We then walked in the city of Mitrovica and stopped at the Peace bridge, which connects the Northern, Serbian side of the city, to the Southern, Albanian part. Cars are not yet allowed to cross, but people are. The representatives of the New Social Initiative arrived and led us to their office – somewhere North of the city. Their presentation and, more specifically, their trust in the power of civil society in building peace was truly inspiring. It was also refreshing to hear the perspective of Serbians, and to be reminded that people on both sides of the ethnic divide are spending their time and energy to build peace. From the balcony of their office, on the 10th floor, we had an absolutely breath-taking view of Mitrovica. It was easy to see where the North ends and the South begins, since the two halves of the city are separated by the river. Yet, I found that the architecture of the North and the South was very similar. In fact, it would have been easy to miss that the city was divided. Only because we had been told about the conflict beforehand could we understand the view we were seeing. This is, I found, something worth thinking about: how many times have we visited countries and cities without really studying their history, and how many times have we been, therefore, completely oblivious to the historical, cultural or social meanings of the places we were seeing?

 

After a round of questions, we left the New Social Initiative offices and walked towards the bridge. Apart from one KFOR car parked at the entrance, I must say it looked like any modern bridge. 
On the other side, we found a little fast-food restaurant where a couple of us grabbed lunch. They were not showing the football game, unfortunately. But considering, I only paid 1.50€ for an amazing burger and some fries, I really cannot complain!

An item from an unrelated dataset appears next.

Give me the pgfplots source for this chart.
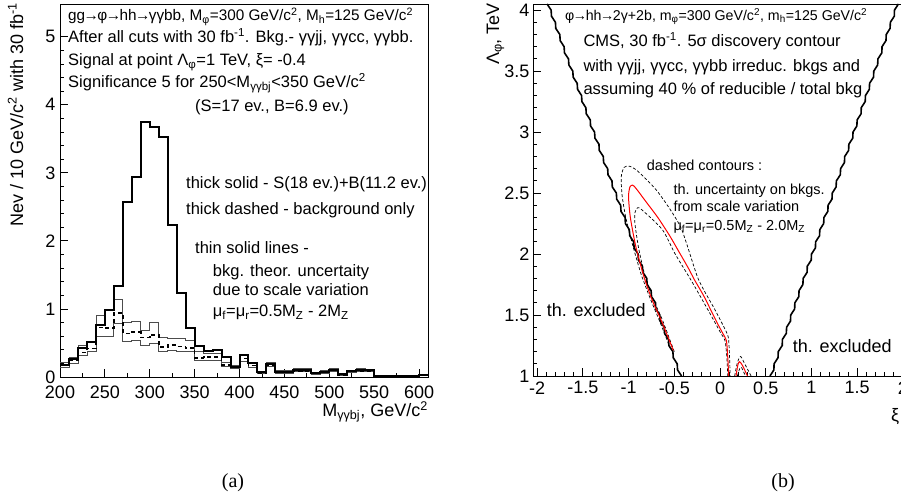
\documentclass[border=0pt]{standalone}
\usepackage{fontspec}
\setmainfont{Liberation Sans}
\newfontfamily\capfont{Liberation Serif}
\usepackage{pgfplots}
\pgfplotsset{compat=1.18}
\usepackage{pgfplotstable}
\newcommand{\su}[1]{\textsuperscript{#1}}
\newcommand{\lo}[1]{\textsubscript{#1}}
\newcommand{\ra}{\kern-0.1em→\kern-0.1em}

\pgfplotstableread{
x tot bkg up lo
200 0.18 0.17 0.21 0.14
210 0.26 0.24 0.29 0.20
220 0.43 0.36 0.46 0.32
230 0.51 0.42 0.53 0.37
240 0.77 0.73 0.90 0.60
250 0.98 0.72 0.98 0.60
260 1.34 0.94 1.14 0.79
270 2.57 0.64 0.80 0.53
280 2.94 0.66 0.82 0.54
290 3.74 0.58 0.69 0.47
300 3.67 0.62 0.80 0.50
310 3.53 0.44 0.58 0.37
320 2.23 0.47 0.57 0.39
330 1.23 0.45 0.56 0.37
340 0.72 0.43 0.54 0.37
350 0.46 0.28 0.37 0.25
360 0.38 0.29 0.34 0.24
370 0.40 0.29 0.35 0.24
380 0.29 0.18 0.22 0.16
390 0.15 0.14 0.17 0.12
400 0.32 0.27 0.33 0.23
410 0.20 0.17 0.21 0.14
420 0.07 0.06 0.08 0.05
430 0.19 0.17 0.21 0.15
440 0.08 0.07 0.09 0.06
450 0.08 0.07 0.09 0.06
460 0.11 0.09 0.12 0.08
470 0.11 0.09 0.12 0.08
480 0.06 0.05 0.06 0.04
490 0.08 0.07 0.09 0.06
500 0.11 0.10 0.12 0.08
510 0.04 0.03 0.04 0.03
520 0.09 0.08 0.10 0.07
530 0.11 0.09 0.12 0.08
540 0.10 0.09 0.11 0.08
550 0.01 0.01 0.01 0.01
560 0.01 0.01 0.01 0.01
570 0.01 0.01 0.01 0.01
580 0.02 0.02 0.02 0.01
590 0.02 0.02 0.02 0.01
600 0.03 0.02 0.03 0.02
610 0.03 0.02 0.03 0.02
}\histdata

\begin{document}
\begin{tikzpicture}
\useasboundingbox (0pt,0pt) rectangle (901pt,499pt);
% ---------------- panel (a)
\begin{axis}[
  at={(60pt,122pt)}, anchor=south west, scale only axis,
  width=368pt, height=373pt,
  xmin=200, xmax=610, ymin=0, ymax=5.48,
  xtick={200,250,...,600}, minor x tick num=1,
  ytick={0,1,...,5}, minor y tick num=4,
  tick align=inside, tick pos=left,
  major tick length=8pt, minor tick length=4pt,
  every tick/.style={black, line width=0.8pt},
  axis line style={line width=0.9pt},
  /pgf/number format/assume math mode=true,
  tick label style={font=\fontsize{18}{18}\selectfont},
  xticklabel style={yshift=-5pt},
  yticklabel style={xshift=-1pt},
  clip=true,
]
\addplot[const plot, gray!60!black, line width=0.8pt] table[x=x,y=up]{\histdata};
\addplot[const plot, gray!60!black, line width=0.8pt] table[x=x,y=lo]{\histdata};
\addplot[const plot, black, line width=1.6pt, dash pattern=on 4pt off 3pt] table[x=x,y=bkg]{\histdata};
\addplot[const plot, black, line width=2pt] table[x=x,y=tot]{\histdata};
\end{axis}
% ---------------- panel (b)
\begin{axis}[
  at={(533pt,123pt)}, anchor=south west, scale only axis,
  width=374pt, height=372pt,
  xmin=-2.044, xmax=2.044, ymin=1, ymax=4.05,
  xtick={-2,-1.5,-1,-0.5,0,0.5,1,1.5,2},
  xticklabels={-2,-1.5,-1,-0.5,0,0.5,1,1.5,2},
  ytick={1,1.5,2,2.5,3,3.5,4},
  yticklabels={1,1.5,2,2.5,3,3.5,4},
  minor x tick num=4, minor y tick num=4,
  tick align=inside, tick pos=left,
  major tick length=8pt, minor tick length=4pt,
  every tick/.style={black, line width=0.8pt},
  axis line style={line width=0.9pt},
  tick label style={font=\fontsize{18}{18}\selectfont},
  xticklabel style={yshift=-2pt},
  yticklabel style={xshift=0pt},
]
% outer V boundary
\addplot[black, line width=1.6pt] coordinates {
(-0.42,1.00) (-0.464,1.05) (-0.468,1.10) (-0.511,1.15) (-0.515,1.20) (-0.559,1.25) (-0.563,1.30) (-0.606,1.35) (-0.610,1.40) (-0.654,1.45) (-0.658,1.50) (-0.702,1.55) (-0.705,1.60) (-0.749,1.65) (-0.753,1.70) (-0.797,1.75) (-0.800,1.80) (-0.844,1.85) (-0.848,1.90) (-0.892,1.95) (-0.895,2.00) (-0.939,2.05) (-0.943,2.10) (-0.987,2.15) (-0.991,2.20) (-1.034,2.25) (-1.038,2.30) (-1.082,2.35) (-1.086,2.40) (-1.129,2.45) (-1.133,2.50) (-1.177,2.55) (-1.181,2.60) (-1.224,2.65) (-1.228,2.70) (-1.272,2.75) (-1.276,2.80) (-1.320,2.85) (-1.323,2.90) (-1.367,2.95) (-1.371,3.00) (-1.415,3.05) (-1.418,3.10) (-1.462,3.15) (-1.466,3.20) (-1.510,3.25) (-1.513,3.30) (-1.557,3.35) (-1.561,3.40) (-1.605,3.45) (-1.609,3.50) (-1.652,3.55) (-1.656,3.60) (-1.700,3.65) (-1.704,3.70) (-1.747,3.75) (-1.751,3.80) (-1.795,3.85) (-1.799,3.90) (-1.842,3.95) (-1.846,4.00) (-1.89,4.05)
};
\addplot[black, line width=1.6pt] coordinates {
(0.546,1.00) (0.589,1.05) (0.591,1.10) (0.634,1.15) (0.637,1.20) (0.680,1.25) (0.682,1.30) (0.725,1.35) (0.728,1.40) (0.770,1.45) (0.773,1.50) (0.816,1.55) (0.818,1.60) (0.861,1.65) (0.864,1.70) (0.906,1.75) (0.909,1.80) (0.952,1.85) (0.954,1.90) (0.997,1.95) (1.000,2.00) (1.043,2.05) (1.045,2.10) (1.088,2.15) (1.091,2.20) (1.133,2.25) (1.136,2.30) (1.179,2.35) (1.181,2.40) (1.224,2.45) (1.227,2.50) (1.269,2.55) (1.272,2.60) (1.315,2.65) (1.318,2.70) (1.360,2.75) (1.363,2.80) (1.406,2.85) (1.408,2.90) (1.451,2.95) (1.454,3.00) (1.496,3.05) (1.499,3.10) (1.542,3.15) (1.544,3.20) (1.587,3.25) (1.590,3.30) (1.632,3.35) (1.635,3.40) (1.678,3.45) (1.681,3.50) (1.723,3.55) (1.726,3.60) (1.769,3.65) (1.771,3.70) (1.814,3.75) (1.817,3.80) (1.859,3.85) (1.862,3.90) (1.905,3.95) (1.907,4.00) (1.950,4.05)
};
% outer dashed contour
\addplot[black, line width=0.7pt, dash pattern=on 3pt off 2pt, smooth, tension=0.4] coordinates {
(-0.54,1.22) (-0.66,1.45) (-0.76,1.63) (-0.86,1.83) (-0.95,2.06) (-1.03,2.30) (-1.07,2.48) (-1.08,2.63) (-1.05,2.71) (-0.99,2.72) (-0.90,2.68) (-0.68,2.51) (-0.43,2.22) (-0.24,1.80) (-0.06,1.55) (0.03,1.42) (0.09,1.32) (0.105,1.15) (0.11,1.0)
};
% inner dashed contour
\addplot[black, line width=0.7pt, dash pattern=on 3pt off 2pt, smooth, tension=0.4] coordinates {
(-0.50,1.20) (-0.63,1.46) (-0.73,1.63) (-0.82,1.82) (-0.89,2.05) (-0.93,2.25) (-0.93,2.34) (-0.90,2.38) (-0.85,2.36) (-0.63,2.20) (-0.49,2.00) (-0.32,1.79) (-0.13,1.54) (0.01,1.35) (0.055,1.29) (0.075,1.15) (0.085,1.0)
};
% red 5 sigma contour
\addplot[red, line width=1pt, smooth, tension=0.4] coordinates {
(-0.51,1.21) (-0.645,1.46) (-0.74,1.62) (-0.83,1.81) (-0.92,2.06) (-0.98,2.30) (-1.00,2.47) (-0.985,2.55) (-0.955,2.565) (-0.92,2.54) (-0.80,2.42) (-0.68,2.30) (-0.55,2.15) (-0.45,2.02) (-0.35,1.89) (-0.28,1.79) (-0.18,1.66) (-0.10,1.54) (-0.02,1.42) (0.03,1.35) (0.07,1.29) (0.085,1.15) (0.095,1.0)
};
% small island
\addplot[black, line width=0.7pt, dash pattern=on 3pt off 2pt, smooth] coordinates {(0.16,1.0) (0.19,1.11) (0.225,1.16) (0.27,1.10) (0.34,1.0)};
\addplot[black, line width=0.7pt, dash pattern=on 3pt off 2pt, smooth] coordinates {(0.19,1.0) (0.215,1.06) (0.235,1.07) (0.26,1.03) (0.28,1.0)};
\addplot[red, line width=1pt, smooth] coordinates {(0.175,1.0) (0.195,1.09) (0.215,1.117) (0.25,1.08) (0.30,1.0)};
\end{axis}
% ---------------- texts panel (a)
\begin{scope}[every node/.style={inner sep=0pt}]
\node[rotate=90, anchor=base east, font=\fontsize{18}{18}\selectfont] at (23pt,496pt) {Nev / 10 GeV/c\su{2} with 30 fb\su{-1}};
\node[anchor=base east, font=\fontsize{18}{18}\selectfont] at (428pt,82.5pt) {M\lo{γγbj}, GeV/c\su{2}};
\node[anchor=base west, font=\fontsize{15.3}{15.3}\selectfont] at (68pt,478pt) {gg\ra φ\ra hh\ra γγbb, M\lo{φ}=300 GeV/c\su{2}, M\lo{h}=125 GeV/c\su{2}};
\begin{scope}[every node/.append style={anchor=base west, font=\fontsize{16.5}{16.5}\selectfont}]
\node at (68pt,456pt) {After all cuts with 30 fb\su{-1}. Bkg.- γγjj, γγcc, γγbb.};
\node at (68pt,433pt) {Signal at point Λ\lo{φ}=1 TeV, ξ= -0.4};
\node at (68pt,411pt) {Significance 5 for 250<M\lo{γγbj}<350 GeV/c\su{2}};
\node at (195pt,387.3pt) {(S=17 ev., B=6.9 ev.)};
\node at (186pt,310.7pt) {thick solid - S(18 ev.)+B(11.2 ev.)};
\node at (186pt,285pt) {thick dashed - background only};
\node at (195pt,246pt) {thin solid lines -};
\node at (212.7pt,222.3pt) {bkg. theor. uncertaity};
\node at (212.7pt,203.3pt) {due to scale variation};
\node at (212.7pt,182.3pt) {μ\lo{f}=μ\lo{r}=0.5M\lo{Z} - 2M\lo{Z}};
\end{scope}
% ---------------- texts panel (b)
\node[rotate=90, anchor=base east, font=\fontsize{18}{18}\selectfont] at (499pt,496pt) {Λ\lo{φ}, TeV};
\node[anchor=base west, font=\fontsize{18}{18}\selectfont] at (891pt,78pt) {ξ};
\node[anchor=base west, font=\fontsize{14.2}{14.2}\selectfont] at (565pt,478.3pt) {φ\ra hh\ra 2γ+2b, m\lo{φ}=300 GeV/c\su{2}, m\lo{h}=125 GeV/c\su{2}};
\begin{scope}[every node/.append style={anchor=base west, font=\fontsize{16.5}{16.5}\selectfont}]
\node at (583.3pt,452.3pt) {CMS, 30 fb\su{-1}. 5σ discovery contour};
\node at (583.3pt,427.3pt) {with γγjj, γγcc, γγbb irreduc. bkgs and};
\node at (583.3pt,404pt) {assuming 40 \% of reducible / total bkg};
\end{scope}
\begin{scope}[every node/.append style={anchor=base west, font=\fontsize{14.5}{14.5}\selectfont}]
\node at (646.7pt,329pt) {dashed contours :};
\node at (673.3pt,305pt) {th. uncertainty on bkgs.};
\node at (673.3pt,287.3pt) {from scale variation};
\node at (673.3pt,269pt) {μ\lo{f}=μ\lo{r}=0.5M\lo{Z} - 2.0M\lo{Z}};
\end{scope}
\node[anchor=base west, font=\fontsize{18}{18}\selectfont] at (546.7pt,182.3pt) {th. excluded};
\node[anchor=base west, font=\fontsize{18}{18}\selectfont] at (792.7pt,146.3pt) {th. excluded};
% captions
\node[anchor=base, font=\capfont\fontsize{20}{20}\selectfont] at (233pt,12pt) {(a)};
\node[anchor=base, font=\capfont\fontsize{20}{20}\selectfont] at (783pt,12pt) {(b)};
\end{scope}
\end{tikzpicture}
\end{document}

We then went back to our UN bus, and took off towards the Field of Blackbirds where the famous battle of Kosovo took place in 1389. A big tower stands in the middle of the field, in memory of the fallen soldiers. 
  Most of us climbed all the way to the top, trying to imagine the raging battle that took place in the fields surrounding us, over six centuries ago. 
Finally, we had dinner in a beautiful restaurant in the woods, next to an enormous swimming pool. The dinner was excellent (as always) especially the starters. As Cristiano Ronaldo was scoring a hat trick for his first game of the World Cup, we enjoyed the fresh air of the evening in a gezellig atmosphere, happy to be back home, in Pristhina.
In the evening, Nathan, Suzy, Lisa, Lou, Chiara and I went to have a drink near the centre; we did not make it too late, however, knowing we would go out the next day.